No-spend days aren’t so much about the dollar amount that you’re saving, as they are about the mindfulness of noticing when you would spend, and noticing whether or not you miss those things. In the above examples, most people would be perfectly happy NOT spending on those things, but it takes a little forethought to bring your own lunch to work, and it takes some mental presence to decide whether or not you REALLY want that coffee or chapstick. Having the no-spend rule for a day might make you realize that the pre-work coffee isn’t as necessary as you once thought, and delaying that chapstick purchase by a day or two might be enough time for you to find the four half-used ones already rolling in the bottom of your purse.
I do need to fix my relationship with stuff. I tend to never want to spend money because I always expect the worst can happen. I just need a healthy balance.
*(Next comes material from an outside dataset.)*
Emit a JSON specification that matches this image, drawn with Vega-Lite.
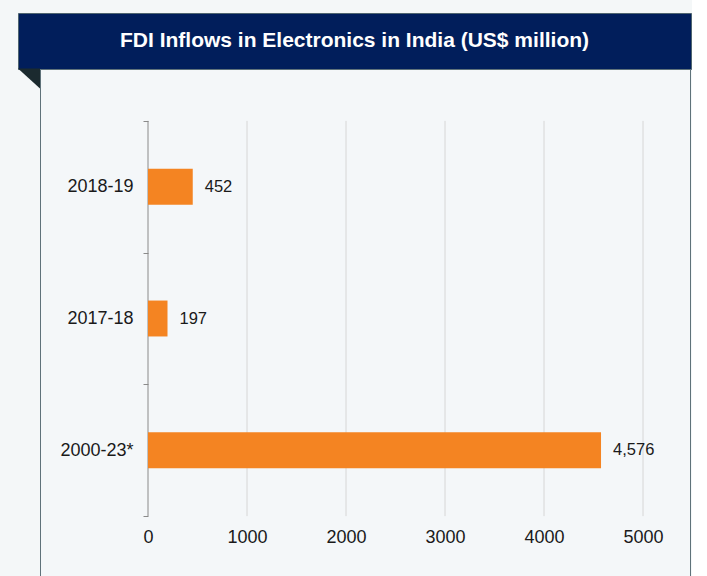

I’d like to quote items #2 & #3 here:
“2. Separate wants from needs.
3. Acknowledge the short and long-term benefit of holding back (the short-term is you immediately save money, the long-term is that it multiplies many times over due to the power of compound investment returns and your future self will thank you).”
A lot of people can say, I’d like a newer computer. Most people don’t “need” a faster newer computer, but most want it.
Time is money. One needs to evaluate the savings of having a faster more capable computer over saving money w/ an older computer.